Houston's First Broadcasting station - WEV
Here is some additional information about Houston's first broadcasting station, WEV, and the company which owned it. For more information on WEV also see the AM chronology for the year 1922, Part 1, from the sidebar or click on the Label WEV below.
WEV was licensed to the Hurlburt-Still Electrical Co. and operated from their
automobile battery service garage at the northeast corner of McKinney Avenue and San Jacinto Street where 1 Houston Center now stands. The company had a store at 1101 Capitol where they sold electrical supplies, lamps, such household appliances as there were, and radios and radio parts. They were one of the largest radio dealers in town. Founded in 1901, they established Houston’s first automobile battery and electrical service garage in conjunction with Remy Electric of Anderson, IN, which was setting up a nationwide chain of battery service garages. They also carried Dayton Electric Laboratories (Delco), Klaxton and Willard batteries. Radio equipment was battery operated in those days so there was some affinity between the two businesses other than the fact one of the partners in Hurlburt-Still was a radio enthusiast. In June of 1920 they built the new garage facility on McKinney which later doubled as the radio station.
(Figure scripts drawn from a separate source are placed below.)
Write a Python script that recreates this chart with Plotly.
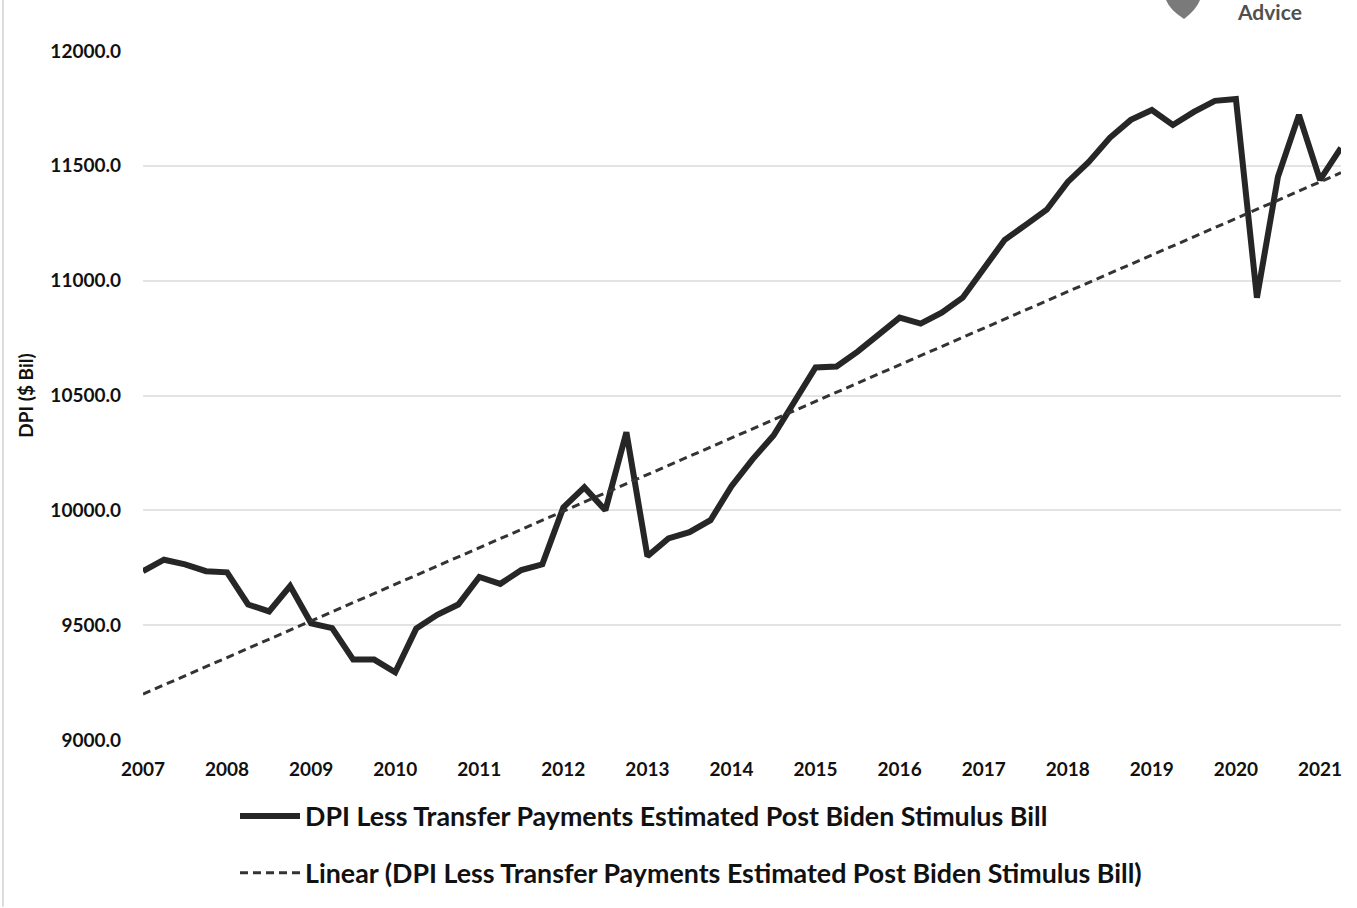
import plotly.graph_objects as go

years = list(range(2007, 2022))
quarters = [f"{y}Q{q}" for y in years for q in range(1, 5)][:58]
dpi_values = [
    9735, 9785, 9765, 9735, 9730, 9590, 9560, 9670,
    9508, 9487, 9350, 9350, 9295, 9485, 9545, 9590,
    9710, 9680, 9740, 9765, 10013, 10100, 10000, 10340,
    9800, 9878, 9905, 9957, 10105, 10222, 10326, 10474,
    10622, 10626, 10691, 10765, 10839, 10813, 10861, 10926,
    11048, 11178, 11243, 11309, 11430, 11517, 11622, 11700,
    11743, 11678, 11735, 11783, 11791, 10926, 11452, 11722,
    11439, 11578,
]
# Linear trendline as drawn in the reference (start and end points)
trend_x = [quarters[0], quarters[-1]]
trend_values = [9200, 11470]
tick_labels = [str(y) for y in years]
series_name = "DPI Less Transfer Payments Estimated Post Biden Stimulus Bill"
trend_name = "Linear (DPI Less Transfer Payments Estimated Post Biden Stimulus Bill)"

font_family = "Lato, 'Open Sans', sans-serif"

fig = go.Figure()
fig.add_trace(go.Scatter(
    x=quarters, y=dpi_values, mode="lines", name=series_name,
    line=dict(color="#262626", width=6), legendgroup="a",
))
fig.add_trace(go.Scatter(
    x=trend_x, y=trend_values, mode="lines", name=trend_name,
    line=dict(color="#333333", width=3, dash="8px,5px"), legendgroup="b",
))

fig.update_layout(
    width=1357, height=908,
    margin=dict(l=143, r=16, t=51, b=167),
    paper_bgcolor="white", plot_bgcolor="white",
    font=dict(family=font_family, color="#111111"),
    showlegend=True,
    legend=dict(
        x=(235 - 143) / 1198, xanchor="left",
        y=-(792 - 741) / 690, yanchor="top",
        font=dict(size=26.8, family=font_family, color="#111111", weight="bold"),
        tracegroupgap=19, itemwidth=60,
        bgcolor="rgba(0,0,0,0)",
    ),
    xaxis=dict(
        type="category",
        range=[0, len(quarters) - 1],
        tickmode="array",
        tickvals=[f"{y}Q1" for y in years],
        ticktext=tick_labels,
        showgrid=False, zeroline=False, showline=False,
        ticks="", ticklabelstandoff=16,
        tickfont=dict(size=19, weight="bold", color="#111111"),
    ),
    yaxis=dict(
        range=[9000, 12000],
        tickmode="array",
        tickvals=[9000, 9500, 10000, 10500, 11000, 11500, 12000],
        tickformat=".1f",
        showgrid=True, gridcolor="#e3e3e3", gridwidth=1.5,
        zeroline=False, showline=False, ticks="",
        ticklabelstandoff=21,
        tickfont=dict(size=19, weight="bold", color="#111111"),
        title=dict(text="DPI ($ Bil)", standoff=11,
                   font=dict(size=19, weight="bold", color="#111111")),
    ),
)

# left image border
fig.add_shape(type="line", xref="paper", yref="paper",
              x0=(3 - 143) / 1198, x1=(3 - 143) / 1198,
              y0=-167 / 690, y1=(690 + 51) / 690,
              line=dict(color="#dddddd", width=2))

# partial logo at the top right
fig.add_annotation(xref="paper", yref="paper",
                   x=(1269 - 143) / 1198, y=(741 - 11) / 690,
                   yanchor="middle", xanchor="center",
                   text="<b>Advice</b>", showarrow=False,
                   font=dict(size=21, color="#505050", family=font_family))
fig.add_shape(type="path", xref="paper", yref="paper",
              path=("M {x0},{y0} L {x1},{y0} Q {x2},{y1} {x3},{y2} Q {x4},{y1} {x0},{y0} Z").format(
                  x0=(1166 - 143) / 1198, x1=(1200 - 143) / 1198,
                  x2=(1196 - 143) / 1198, x3=(1184 - 143) / 1198,
                  x4=(1170 - 143) / 1198,
                  y0=(741 + 0) / 690, y1=(741 - 10) / 690, y2=(741 - 19) / 690),
              fillcolor="#7a7a7a", line=dict(width=0))

fig.write_html("out.html")
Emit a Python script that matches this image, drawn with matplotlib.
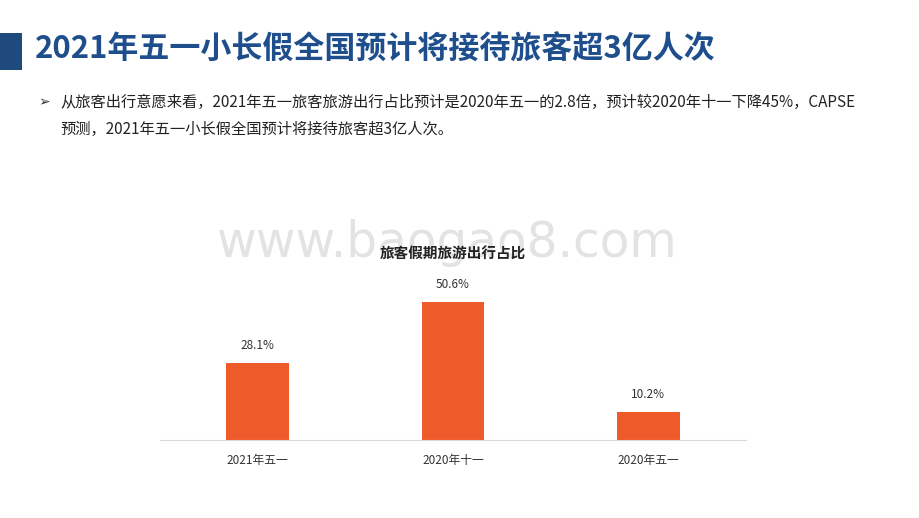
import matplotlib.pyplot as plt
from matplotlib.patches import Rectangle

plt.rcParams['font.family'] = ['Noto Sans CJK SC', 'DejaVu Sans']

# 데이터
categories = ['2021年五一', '2020年十一', '2020年五一']
values = [28.1, 50.6, 10.2]
labels = ['28.1%', '50.6%', '10.2%']

title = '2021年五一小长假全国预计将接待旅客超3亿人次'
bullet_1 = '从旅客出行意愿来看，2021年五一旅客旅游出行占比预计是2020年五一的2.8倍，预计较2020年十一下降45%，CAPSE'
bullet_2 = '预测，2021年五一小长假全国预计将接待旅客超3亿人次。'
chart_title = '旅客假期旅游出行占比'

W, H = 920, 518
fig = plt.figure(figsize=(W / 100, H / 100), dpi=100)

# 왼쪽 파란 블록 + 제목
fig.add_artist(Rectangle((0, 1 - 70 / H), 22 / W, 37 / H, transform=fig.transFigure,
                         color='#1F4A7E', lw=0))
fig.text(35 / W, 1 - 50 / H, title, fontsize=22.3, fontweight='bold', color='#1F4E8C',
         va='center', ha='left')

# 설명 문구
fig.text(38 / W, 1 - 102 / H, '➢', fontsize=10, color='#333333', va='center',
         family=['DejaVu Sans'])
fig.text(60 / W, 1 - 102 / H, bullet_1, fontsize=11, color='#222222', va='center')
fig.text(60 / W, 1 - 129 / H, bullet_2, fontsize=11, color='#222222', va='center')

# 워터마크
fig.text(447 / W, 1 - 243 / H, 'www.baogao8.com', fontsize=35, color='#E3E3E3',
         ha='center', va='center', family=['DejaVu Sans'], zorder=0)

# 막대 그래프
ax = fig.add_axes([160 / W, 1 - 440 / H, 586 / W, 164 / H])
ax.patch.set_alpha(0)
x = range(len(categories))
bars = ax.bar(x, values, width=0.32, color='#EF5A2B', zorder=2)
for b, lab in zip(bars, labels):
    ax.annotate(lab, (b.get_x() + b.get_width() / 2, b.get_height()),
                xytext=(0, 8), textcoords='offset points',
                ha='center', va='bottom', fontsize=8.5, color='#333333')

ax.set_xlim(-0.5, 2.5)
ax.set_ylim(0, 60)
ax.set_xticks(list(x))
ax.set_xticklabels(categories, fontsize=8.5, color='#333333')
ax.tick_params(axis='x', length=0, pad=10)
ax.set_yticks([])
for s in ['top', 'right', 'left']:
    ax.spines[s].set_visible(False)
ax.spines['bottom'].set_color('#D9D9D9')

fig.text(453 / W, 1 - 254 / H, chart_title, fontsize=10.5, fontweight='bold',
         color='#222222', ha='center', va='center')

fig.savefig('out.png', dpi=100)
According to one knowledgeable source, battery service garages did a booming business in the early days of radio. The early low-voltage recifiers were messy, troublesome, and tended to overcharge, leading to ruined floors and carpets, and sometimes fires. People listened sparingly, and many an evening's entertainment faded away before the end of a show, or the wife got into trouble for listening in the daytime. So the majority of people took the battery down to the shop to be charged up. They'd rent you a loaner, or set up exchange battery policies.
This only lasted until 1928 or 1929, when most people began buying AC line operated sets as soon as they could afford them.
The license for WEV was issued on March 23, 1922, the fourth in Texas and 108th nationwide. The first broadcast was at 10:00am on April 12 on 485 meters (roughly 619 khz), consisting of official weather, market and crop reports taken from government sources as required by law. The station’s license also authorized it to broadcast ‘music, speeches and other entertainments’ on 360 meters (roughly 833 khz). The Houston Press claimed it was the most powerful station south of Kansas City with 200 watts; the Post said when all equipment ordered had been received, it would be capable of putting out 500 watts, but reports of power output were notoriously unreliable and it may actually have had only 10 watts..
Until the 1930s, broadcast antennas were arrayed horizontally. The antenna shown in the picture is actually the part hung between the two masts. This configuration was known as a flattop.
The part slung between the two masts was called a cage. This antenna with multiple wires was an advancement over 3 or 4 parallel wires arranged flat. It provided greater antenna capacity than the flat arrangement of multiple wires with less self-cancellation.
Local steel structures sapped a good deal of radiation from such antennas, while making the tuning of the antenna unstable.
The inset on the left in the picture is Alfred P. Daniel, the Dean of Houston Radio. He had been experimenting with radio since he was a teen, as early as 1907. He was the licensee of Houston’s second broadcasting station, WCAK, which he operated from the parlor of his home at 2504 Bagby. He also served as announcer, program director and operator for WEV. After WCAK and WEV both folded, he convinced Ross Sterling, Sr., largest shareholder of the Houston Post-Dispatch, to put the radio station on the air which became KPRC and probably influenced the choice of call letters. He was the first announcer and first program director of KPRC in 1925 and 21 and a half years later the first announcer and first program director of KPRC-FM
The inset on the right is B.J. ‘Ben’ Still, a partner in Hurlburt-Still and General Manager of WEV. After WEV folded in late 1924, he apparently was never involved in broadcasting again.